この時に糸谷八段ら関西の棋士が提案した作戦は”奇策”とも呼べる序盤作戦でした。
初手”2六歩”と指すと、後手のPonanzaは”8四歩”と指す。
そして、このあと局面は以下のようになります。
ここで先手は人間同士の対局では成立しない”2四歩”と指します。
するとPonanzaは”相掛かり”の将棋にしてくるというものでした。
これはPonanzaの癖を見抜いた手でもあり、相掛かりの将棋は山崎叡王が最も得意にしている戦型でです。
奇策のようではありますが、山崎得意の戦型に持ち込むことで勝つ確率を上げるという作戦でした。
第二局【先手】山崎隆之叡王 vs 【後手】Ponanza
2016年5月21日(土)~22日(日)
- 先手:山崎隆之叡王
- 後手:Ponanza(山本一成、下山晃)
- 対局場所:比叡山延暦寺(滋賀県)
118手でponanzaの勝ち。
この対局で山崎叡王は棋士仲間が提案した”2六歩”ではなく初手に”7六歩”としました。
控室で検討していた千田翔太五段(当時)はこの初手に頭を抱えてしまったと言います。
山崎曰く「他人に教わったやり方で戦うのは自分を否定するようで、後で後悔すると判断した」とのことでした。
一方の開発者側としてはコンピュータの弱点や癖、バグを突いて勝ちに行く将棋を恐れます。
そのため開発者の山本一成氏は普通の手で挑んできたのを見てホッとしたそうです。
「山崎さんがもうちょっと邪悪に来ていたら危なかった」
山本一成氏
しかし、ここから山崎叡王は2枚の銀を中央に繰り出すという、いかにも山崎流というような展開にしていきます。
そして、勝負所がPonanzaが”5六歩”としたこの局面。
ここから”2二角成”と角交換をして強く行く手が有力でしたが山崎叡王は”5六銀右”とします。

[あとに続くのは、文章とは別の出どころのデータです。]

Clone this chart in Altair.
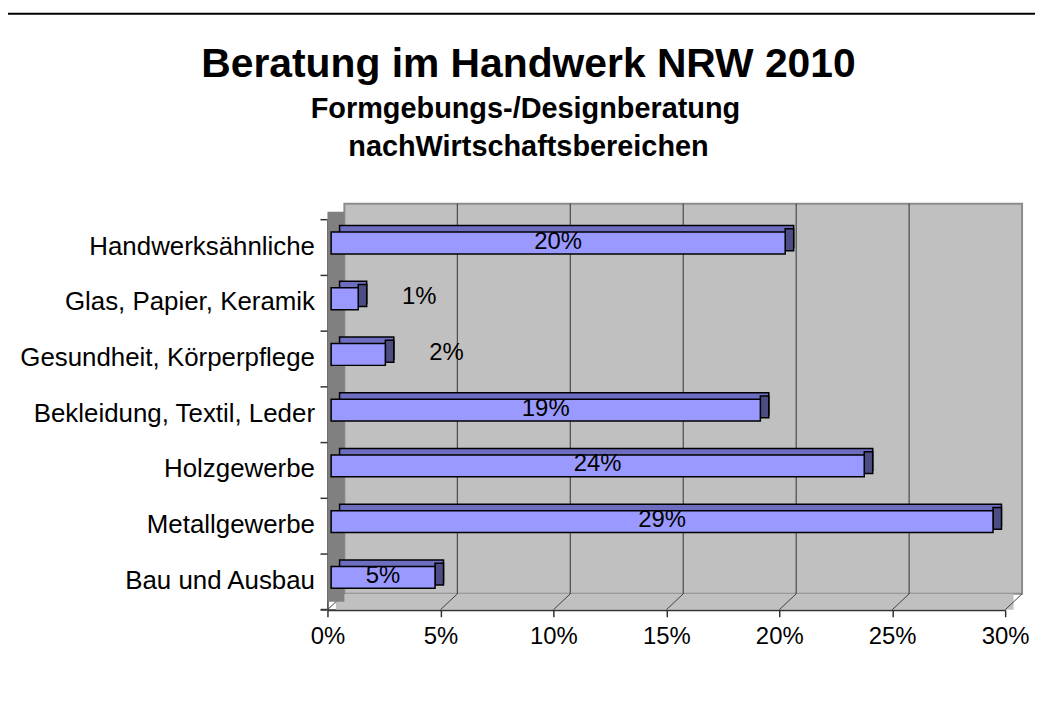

「(その手は)ちょっとダメなんじゃないかと自分で結論を出した」
「相手の影の大きさに自分よりも相手を信頼してしまった」
山崎隆之
このあとPonanzaにじわじわと圧迫され1日目が終わりました。
2日目の最初の手は山崎叡王の”4九玉”という、いかにも独創的な山崎流の一手でした。
金や銀がいる左の方ではなく右の方へ”玉”を移動したこの手は誰も予想した人はいなかっただろうと言われています。
その後、山崎叡王が放った”1三歩”にPonanzaは”同玉”と応じます。
この手が疑問手だったようですが、山崎叡王はこの手を咎めることなく”6五歩”としてしまいます。
これが致命的なミスとなり、118手で山崎叡王は敗れてしまいました。
「(ponanzaは)自分の認識よりも はっきり進んでたというのは正直感じてます」
山崎隆之
「人間と戦う時用の戦法を山崎叡王は使ってきたので大分安心できました。」
山本一成
第一期電王戦の第一局と第二局はPonanzaの完勝とも言える内容でした。
そして、2016年、日本将棋連盟が対局時の電子機器の禁止を棋士全員に通達したことは「将棋ソフトの優位を認めた敗北宣言」とも捉えられています。